## PROBLEM
Starting at the first line of the listing below, repeat each line exactly until the line containing "fit_d = [0.0, 1.0];", which you include. Leave out pictures.
--- start of INFORMATION SHOWN ---
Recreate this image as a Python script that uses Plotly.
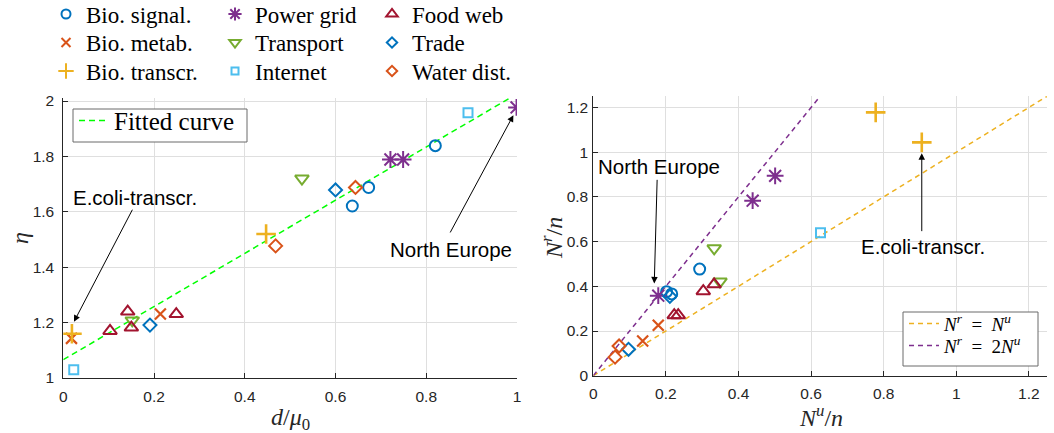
import plotly.graph_objects as go

# ---------------- data ----------------
categories = ["Bio. signal.", "Bio. metab.", "Bio. transcr.", "Power grid", "Transport",
              "Internet", "Food web", "Trade", "Water dist."]

# left panel: d/mu0 vs eta
sig_d = [0.637, 0.673, 0.820];            sig_eta = [1.621, 1.688, 1.839]
met_d = [0.018, 0.214];                   met_eta = [1.143, 1.231]
trs_d = [0.019, 0.447];                   trs_eta = [1.160, 1.520]
pow_d = [0.721, 0.749, 0.999];            pow_eta = [1.789, 1.789, 1.977]
tra_d = [0.152, 0.526];                   tra_eta = [1.208, 1.720]
int_d = [0.023, 0.892];                   int_eta = [1.030, 1.958]
food_d = [0.103, 0.142, 0.150, 0.249];    food_eta = [1.170, 1.240, 1.182, 1.231]
trade_d = [0.191, 0.600];                 trade_eta = [1.191, 1.679]
wat_d = [0.468, 0.644];                   wat_eta = [1.477, 1.688]
fit_d = [0.0, 1.0];                       fit_eta = [1.066, 2.026]

# right panel: N^u/n vs N^r/n
sig_u = [0.202, 0.216, 0.293];            sig_r = [0.376, 0.366, 0.477]
met_u = [0.136, 0.179];                   met_r = [0.155, 0.226]
trs_u = [0.778, 0.905];                   trs_r = [1.178, 1.044]
pow_u = [0.179, 0.439, 0.501];            pow_r = [0.358, 0.783, 0.894]
tra_u = [0.333, 0.349];                   tra_r = [0.570, 0.421]
int_u = [0.626];                          int_r = [0.640]
food_u = [0.223, 0.234, 0.303, 0.333];    food_r = [0.271, 0.271, 0.378, 0.409]
trade_u = [0.097, 0.211];                 trade_r = [0.118, 0.355]
wat_u = [0.060, 0.071];                   wat_r = [0.083, 0.133]
eq_u = [0.0, 1.25];                       eq_r = [0.0, 1.25]
dbl_u = [0.0, 0.625];                     dbl_r = [0.0, 1.25]

x_ticks_left = [0, 0.2, 0.4, 0.6, 0.8, 1]
y_ticks_left = [1, 1.2, 1.4, 1.6, 1.8, 2]
ticks_right = [0, 0.2, 0.4, 0.6, 0.8, 1, 1.2]

# ---------------- styles ----------------
left_data = [(sig_d, sig_eta), (met_d, met_eta), (trs_d, trs_eta), (pow_d, pow_eta),
             (tra_d, tra_eta), (int_d, int_eta), (food_d, food_eta), (trade_d, trade_eta),
             (wat_d, wat_eta)]
right_data = [(sig_u, sig_r), (met_u, met_r), (trs_u, trs_r), (pow_u, pow_r),
              (tra_u, tra_r), (int_u, int_r), (food_u, food_r), (trade_u, trade_r),
              (wat_u, wat_r)]
colors = ["#0072BD", "#D95319", "#EDB120", "#7E2F8E", "#77AC30", "#4DBEEE",
          "#A2142F", "#0072BD", "#D95319"]
symbols = ["circle-open", "x-thin-open", "cross-thin-open", "asterisk-open",
           "triangle-down-open", "square-open", "triangle-up-open",
           "diamond-open", "diamond-open"]
sizes = [11, 11, 14, 14, 12, 9, 12, 10, 10]
leg_sizes = [9, 9, 11, 11, 10, 7, 10, 8, 8]
widths = [2, 2.2, 2.6, 2, 2, 2, 2, 2, 2]

W, H = 1054, 433
def px(v):
    return v / W
def py(v):
    return 1 - v / H

# top legend grid: 3 columns x 3 rows, one legend per entry
col_left = [46, 215, 372]
row_center = [19, 47.5, 76]
serif = "Liberation Serif, Times New Roman, serif"
top_size = 23
def leg_top(center, size):
    h = size * 1.3 + 3
    return center - (h / 2 + 10)

fig = go.Figure()

# reference lines first (below markers)
fig.add_trace(go.Scatter(x=fit_d, y=fit_eta, mode="lines", name="Fitted curve",
                         line=dict(color="#00FF00", width=1.5, dash="6px,4px"),
                         xaxis="x", yaxis="y", legend="legend10"))
fig.add_trace(go.Scatter(x=eq_u, y=eq_r, mode="lines",
                         name="<i>N</i><sup><i>r</i></sup>\u2002=\u2002<i>N</i><sup><i>u</i></sup>",
                         line=dict(color="#EDB120", width=1.5, dash="5px,4px"),
                         xaxis="x2", yaxis="y2", legend="legend11"))
fig.add_trace(go.Scatter(x=dbl_u, y=dbl_r, mode="lines",
                         name="<i>N</i><sup><i>r</i></sup>\u2002=\u20022<i>N</i><sup><i>u</i></sup>",
                         line=dict(color="#7E2F8E", width=1.5, dash="5px,4px"),
                         xaxis="x2", yaxis="y2", legend="legend12"))

for i, name in enumerate(categories):
    mk = dict(symbol=symbols[i], size=sizes[i], color=colors[i],
              line=dict(width=widths[i], color=colors[i]))
    lx, ly = left_data[i]
    rx, ry = right_data[i]
    fig.add_trace(go.Scatter(x=lx, y=ly, mode="markers", name=name, marker=mk,
                             xaxis="x", yaxis="y", showlegend=False))
    fig.add_trace(go.Scatter(x=rx, y=ry, mode="markers", name=name, marker=mk,
                             xaxis="x2", yaxis="y2", showlegend=False))
    # legend entry (smaller marker, like the reference legend)
    lid = "legend" if i == 0 else "legend%d" % (i + 1)
    col, row = i // 3, i % 3
    fig.add_trace(go.Scatter(x=[None], y=[None], mode="markers", name=name,
                             marker=dict(symbol=symbols[i], size=leg_sizes[i], color=colors[i],
                                         line=dict(width=2, color=colors[i])),
                             xaxis="x", yaxis="y", legend=lid, showlegend=True))
    fig.update_layout(**{lid: dict(x=px(col_left[col]), y=py(leg_top(row_center[row], top_size)),
                                   xanchor="left", yanchor="top",
                                   bgcolor="rgba(0,0,0,0)", borderwidth=0,
                                   font=dict(family=serif, size=top_size, color="#000000"),
                                   itemclick=False, itemdoubleclick=False)})

axis_common = dict(showline=True, linecolor="#262626", linewidth=1,
                   ticks="inside", ticklen=5, tickcolor="#262626",
                   showgrid=True, gridcolor="#dfdfdf", gridwidth=1,
                   zeroline=False, mirror=False,
                   tickfont=dict(family="Liberation Sans, Arial, sans-serif",
                                 size=15.5, color="#262626"))

fig.update_layout(
    width=W, height=H, margin=dict(l=0, r=0, t=0, b=0, autoexpand=False),
    paper_bgcolor="white", plot_bgcolor="white",
    xaxis=dict(domain=[px(63.3), px(517)], range=[0, 1], tickvals=x_ticks_left,
               anchor="y", ticklabelstandoff=4, **axis_common),
    yaxis=dict(domain=[py(378), py(98)], range=[1, 2.011], tickvals=y_ticks_left,
               anchor="x", ticklabelstandoff=5, **axis_common),
    xaxis2=dict(domain=[px(593.3), px(1047)], range=[0, 1.25], tickvals=ticks_right,
                anchor="y2", ticklabelstandoff=4, **axis_common),
    yaxis2=dict(domain=[py(375.7), py(96.3)], range=[0, 1.25], tickvals=ticks_right,
                anchor="x2", ticklabelstandoff=1, **axis_common),
    showlegend=True,
)

# boxed legends (box drawn as a shape, entries as plotly legends)
fit_size = 25
rl_size = 19
fig.update_layout(
    legend10=dict(x=px(74), y=py(leg_top(125.5, fit_size)), xanchor="left", yanchor="top",
                  bgcolor="rgba(0,0,0,0)", borderwidth=0,
                  font=dict(family=serif, size=fit_size, color="#000000")),
    legend11=dict(x=px(904), y=py(leg_top(328.5, rl_size)), xanchor="left", yanchor="top",
                  bgcolor="rgba(0,0,0,0)", borderwidth=0,
                  font=dict(family=serif, size=rl_size, color="#000000")),
    legend12=dict(x=px(904), y=py(leg_top(350.5, rl_size)), xanchor="left", yanchor="top",
                  bgcolor="rgba(0,0,0,0)", borderwidth=0,
                  font=dict(family=serif, size=rl_size, color="#000000")),
)
for (x0, y0, x1, y1) in [(73, 109, 247, 142), (903, 312, 1038, 366)]:
    fig.add_shape(type="rect", xref="paper", yref="paper",
                  x0=px(x0), x1=px(x1), y0=py(y1), y1=py(y0),
                  line=dict(color="#6a6a6a", width=1), fillcolor="white", layer="above")

# axis titles
title_font = dict(family=serif, size=24, color="#262626")
annos = [
    dict(text="<i>d</i>/<i>μ</i><sub>0</sub>", x=px(290), y=py(419)),
    dict(text="<i>η</i>", x=px(20), y=py(238), textangle=-90),
    dict(text="<i>N</i><sup><i>u</i></sup>/<i>n</i>", x=px(821), y=py(416)),
    dict(text="<i>N</i><sup><i>r</i></sup>/<i>n</i>", x=px(552), y=py(238), textangle=-90),
]
for a in annos:
    fig.add_annotation(xref="paper", yref="paper", xanchor="center", yanchor="middle",
                       showarrow=False, font=title_font, **a)

# labels and arrows (data coordinates)
lab_font = dict(family="Liberation Sans, Arial, sans-serif", size=20.5, color="#000000")
labels = [
    ("E.coli-transcr.", 0.158, 1.650, "x", "y"),
    ("North Europe", 0.855, 1.465, "x", "y"),
    ("North Europe", 0.181, 0.935, "x2", "y2"),
    ("E.coli-transcr.", 0.909, 0.577, "x2", "y2"),
]
for t, x, y, xr, yr in labels:
    fig.add_annotation(text=t, x=x, y=y, xref=xr, yref=yr, showarrow=False,
                       xanchor="center", yanchor="middle", font=lab_font)

arrows = [  # (head_x, head_y, tail_x, tail_y, xref, yref)
    (0.0235, 1.203, 0.154, 1.613, "x", "y"),
    (0.992, 1.949, 0.851, 1.520, "x", "y"),
    (0.168, 0.413, 0.176, 0.883, "x2", "y2"),
    (0.905, 0.995, 0.905, 0.640, "x2", "y2"),
]
for hx, hy, tx, ty, xr, yr in arrows:
    fig.add_annotation(text="", x=hx, y=hy, ax=tx, ay=ty, xref=xr, yref=yr,
                       axref=xr, ayref=yr, showarrow=True, arrowhead=2,
                       arrowsize=1.3, arrowwidth=1, arrowcolor="#000000",
                       standoff=0, startstandoff=0)

fig.write_html("out.html")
--- end of INFORMATION SHOWN ---
## RESULT
Recreate this image as a Python script that uses Plotly.
import plotly.graph_objects as go

# ---------------- data ----------------
categories = ["Bio. signal.", "Bio. metab.", "Bio. transcr.", "Power grid", "Transport",
              "Internet", "Food web", "Trade", "Water dist."]

# left panel: d/mu0 vs eta
sig_d = [0.637, 0.673, 0.820];            sig_eta = [1.621, 1.688, 1.839]
met_d = [0.018, 0.214];                   met_eta = [1.143, 1.231]
trs_d = [0.019, 0.447];                   trs_eta = [1.160, 1.520]
pow_d = [0.721, 0.749, 0.999];            pow_eta = [1.789, 1.789, 1.977]
tra_d = [0.152, 0.526];                   tra_eta = [1.208, 1.720]
int_d = [0.023, 0.892];                   int_eta = [1.030, 1.958]
food_d = [0.103, 0.142, 0.150, 0.249];    food_eta = [1.170, 1.240, 1.182, 1.231]
trade_d = [0.191, 0.600];                 trade_eta = [1.191, 1.679]
wat_d = [0.468, 0.644];                   wat_eta = [1.477, 1.688]
fit_d = [0.0, 1.0];                       fit_eta = [1.066, 2.026]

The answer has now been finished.